Oral
in
Workshop: Machine Learning with New Compute Paradigms
Scaling of Optical Transformers
Maxwell Anderson · Shi-Yuan Ma · Tianyu Wang · Logan Wright · Peter McMahon
The rapidly increasing size of deep-learning models has renewed interest in alternatives to digital-electronic computers as a means to dramatically reduce the energy cost of running state-of-the-art neural networks. Optical matrix-vector multipliers are best suited to performing computations with very large operands, which suggests that large Transformer models could be a good target for them. However, the ability of optical accelerators to run efficiently depends on the model being run, and if the model can be run at all when subject to the noise, error, and low precision of analog-optical hardware. Here we investigate whether Transformers meet the criteria to be efficient when running optically, what benefits can be had for doing so, and how worthwhile it is at scale. We found using small-scale experiments on and simulation of a prototype hardware accelerator that Transformers may run on optical hardware, and that elements of their design --- the ability to parallel-process data using the same weights, and trends in scaling them to enormous widths --- allow them to achieve an asymptotic energy-efficiency advantage running optically compared to on digital hardware.

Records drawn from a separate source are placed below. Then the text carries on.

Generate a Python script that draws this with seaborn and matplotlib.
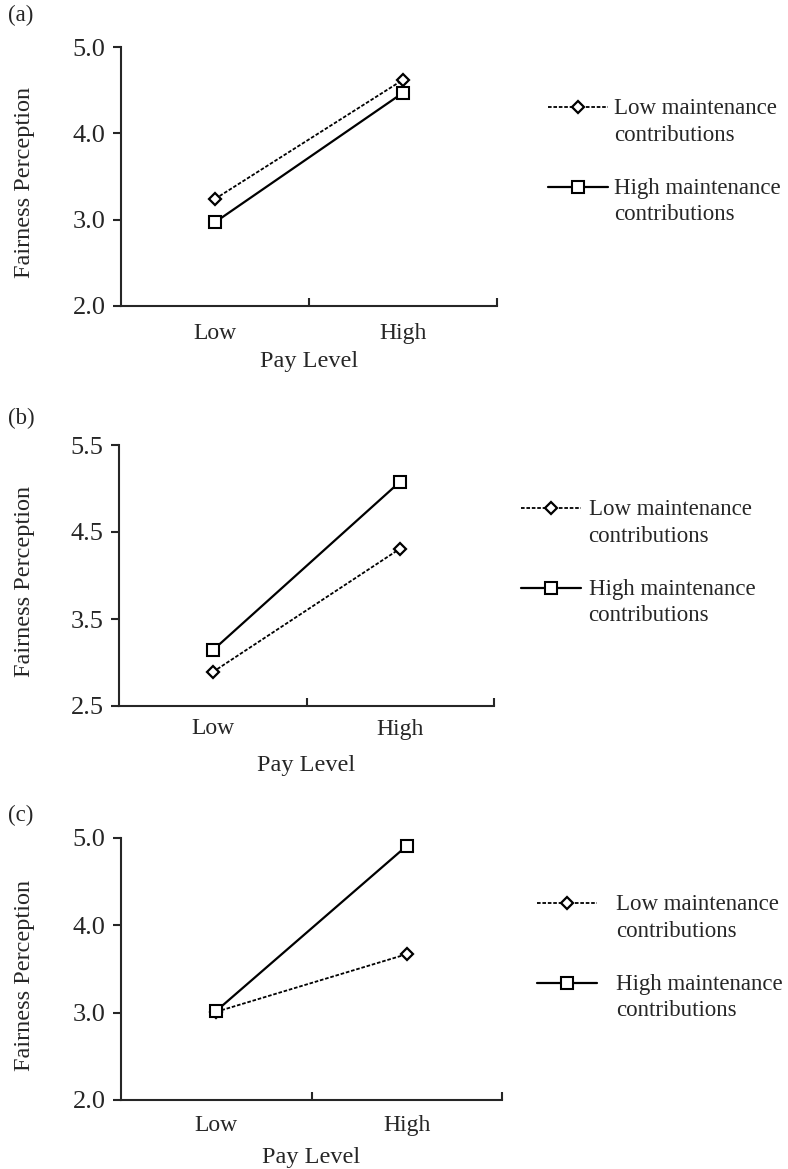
import numpy as np
import pandas as pd
import matplotlib.pyplot as plt
import seaborn as sns
from matplotlib.lines import Line2D
from matplotlib.legend_handler import HandlerLine2D

# werte
pay_levels = ['Low', 'High']
groups = ['Low maintenance\ncontributions', 'High maintenance\ncontributions']

a_low_maint = [3.24, 4.62]
a_high_maint = [2.97, 4.47]
b_low_maint = [2.89, 4.31]
b_high_maint = [3.14, 5.08]
c_low_maint = [3.01, 3.67]
c_high_maint = [3.02, 4.91]

panel_names = ['(a)', '(b)', '(c)']
yticks_a = [2.0, 3.0, 4.0, 5.0]
yticks_b = [2.5, 3.5, 4.5, 5.5]
yticks_c = [2.0, 3.0, 4.0, 5.0]


# legendensymbol auf hoehe der ersten textzeile
class RaisedLine(HandlerLine2D):
    def create_artists(self, legend, orig_handle, xdescent, ydescent,
                       width, height, fontsize, trans):
        arts = super().create_artists(legend, orig_handle, xdescent, ydescent,
                                      width, height, fontsize, trans)
        for a in arts:
            a.set_ydata(np.asarray(a.get_ydata()) + 0.65 * fontsize)
        return arts


sns.set_style('ticks')
plt.rcParams['font.family'] = ['Liberation Serif', 'DejaVu Serif']
plt.rcParams['axes.linewidth'] = 1.5

fig = plt.figure(figsize=(7.88, 11.69), dpi=100)

# achsen-positionen in pixeln (links, oben, rechts, unten)
boxes = [[121, 47, 497, 306], [119, 445, 494, 706], [121, 838, 502, 1100]]
legend_pos = [[548, 98, 0.3], [521, 499, 0.35], [537, 894, 0.85]]
label_y = [15, 418, 815]
tick_pad = [12, 9, 11]
xlab_pad = [5, 11, 8]

panels = [(a_low_maint, a_high_maint, yticks_a),
          (b_low_maint, b_high_maint, yticks_b),
          (c_low_maint, c_high_maint, yticks_c)]

W, H = 788, 1169
for i, (low, high, yt) in enumerate(panels):
    x0, y0, x1, y1 = boxes[i]
    ax = fig.add_axes([x0 / W, 1 - y1 / H, (x1 - x0) / W, (y1 - y0) / H])

    df = pd.DataFrame({'pay': pay_levels * 2,
                       'fair': low + high,
                       'group': [groups[0]] * 2 + [groups[1]] * 2})

    sns.lineplot(data=df[df.group == groups[0]], x='pay', y='fair', ax=ax,
                 color='black', lw=1.3, dashes=(2, 1), marker='D', markersize=6.5,
                 markerfacecolor='white', markeredgecolor='black', markeredgewidth=1.6)
    sns.lineplot(data=df[df.group == groups[1]], x='pay', y='fair', ax=ax,
                 color='black', lw=1.6, marker='s', markersize=9,
                 markerfacecolor='white', markeredgecolor='black', markeredgewidth=1.5)

    ax.set_xlim(-0.5, 1.5)
    ax.set_ylim(yt[0], yt[-1])
    ax.set_yticks(yt)
    ax.set_yticklabels(['%.1f' % v for v in yt])
    ax.set_xticks([0, 1])
    ax.set_xticklabels(pay_levels)
    ax.set_xticks([0.5, 1.5], minor=True)
    ax.tick_params(axis='x', which='major', length=0, pad=tick_pad[i], labelsize=17)
    ax.tick_params(axis='x', which='minor', direction='in', length=6, width=1.5)
    ax.tick_params(axis='y', direction='out', length=6, width=1.5, pad=5, labelsize=19)
    ax.set_xlabel('Pay Level', fontsize=17.5, labelpad=xlab_pad[i])
    ax.set_ylabel('Fairness Perception', fontsize=17.5)
    ax.yaxis.set_label_coords((35 - x0) / (x1 - x0), 0.5 - 6 / (y1 - y0))
    sns.despine(ax=ax)

    lx, ly, tpad = legend_pos[i]
    leg = ax.legend(handles=ax.lines[:2], labels=groups, loc='upper left',
                    bbox_to_anchor=(lx / W, 1 - ly / H), bbox_transform=fig.transFigure,
                    frameon=False, fontsize=16.5, handlelength=2.6, handletextpad=tpad,
                    labelspacing=1.4, borderpad=0, borderaxespad=0,
                    handler_map={Line2D: RaisedLine()})
    for t in leg.get_texts():
        t.set_linespacing(1.35)

    fig.text(8 / W, 1 - label_y[i] / H, panel_names[i], fontsize=16.5, va='center')

fig.savefig('out.png', dpi=100)
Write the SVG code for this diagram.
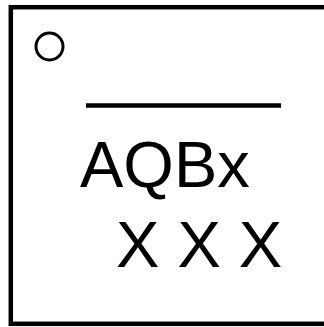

Based on a model of a full optical accelerator system, we predict that well-engineered, large-scale optical hardware should be able to achieve a 100× energy-efficiency advantage over current digital-electronic processors in running some of the largest current Transformer models, and if both the models and the optical hardware are scaled to the quadrillion-parameter regime, optical accelerators could have a > 8,000× energy-efficiency advantage.